Searching for P- and CP- odd effects in heavy ion collisions

TL;DR

This thesis explores the possibility of parity and CP violation in QCD at high temperatures and densities, using effective models and analyzing potential experimental signatures in heavy ion collisions.

Contribution

It introduces a detailed theoretical framework for parity violation in QCD via an axial chemical potential and predicts observable effects in vector meson decay and dilepton production.

Findings

Parity breaking could occur in dense QCD systems.

Overproduction of lepton pairs near rho-omega resonance is predicted.

Angular distributions of dileptons can reveal parity-violating effects.

Abstract

In this thesis we study the possibility that QCD breaks parity at high temperatures and densities, a scenario that may be tested in heavy ion collisions. Analytical studies with effective models suggest that QCD may break parity in dense systems. Besides, P- and CP- odd bubbles may appear in a finite volume due to local large topological fluctuations in a hot medium. The last effect may be treated in a quasi-equilibrium description by means of a non-trivial axial chemical potential. We consider the 'two flavour' Nambu--Jona-Lasinio model in the presence of a vector and an axial external chemical potentials and study the phase structure of the model at zero temperature. These magnitudes could trigger a phase where parity could be broken in QCD. Analogies and differences with the expected behaviour in QCD are discussed besides the limitations of the model. We also consider the low energy realization of QCD in terms of mesons when an axial chemical potential is present. The eigenstates of strong interactions do not have a definite parity and interactions that would otherwise be forbidden compete with the familiar ones. We focus on scalars and pseudoscalars that are described by a generalized linear sigma model. Finally, we investigate how local parity breaking may affect vector physics. A modified dispersion relation is derived for the lightest vector mesons rho and omega.
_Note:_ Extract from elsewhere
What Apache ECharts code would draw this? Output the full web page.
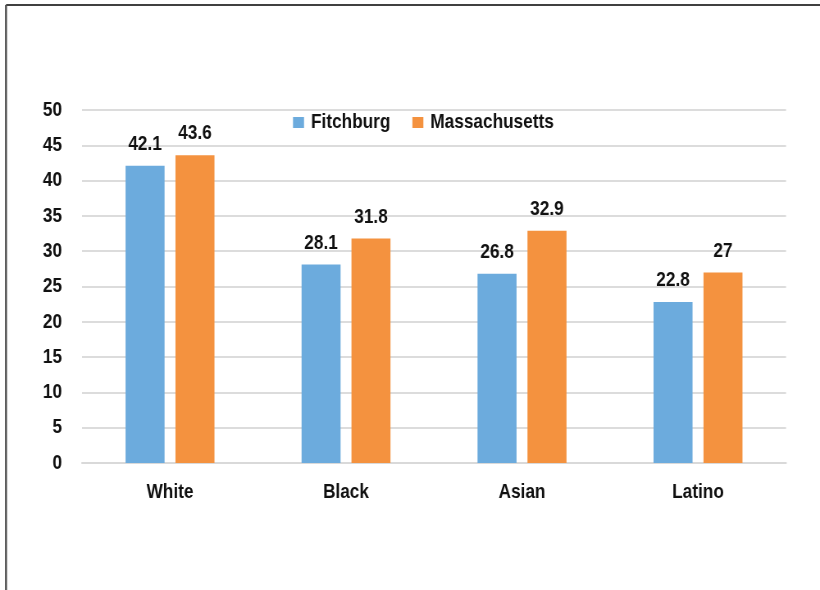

This effect predicts a natural overproduction of lepton pairs in the vicinity of the rho-omega resonance peak as well as a polarization asymmetry around this peak. The dilepton excess seems relevant to explain the anomalous dielectron yield quoted by PHENIX/STAR. We present a detailed analysis of the angular distribution associated to the lepton pairs created from these mesons searching for polarization dependencies. Two angular variables are found to carry the main information related to the parity-breaking effect.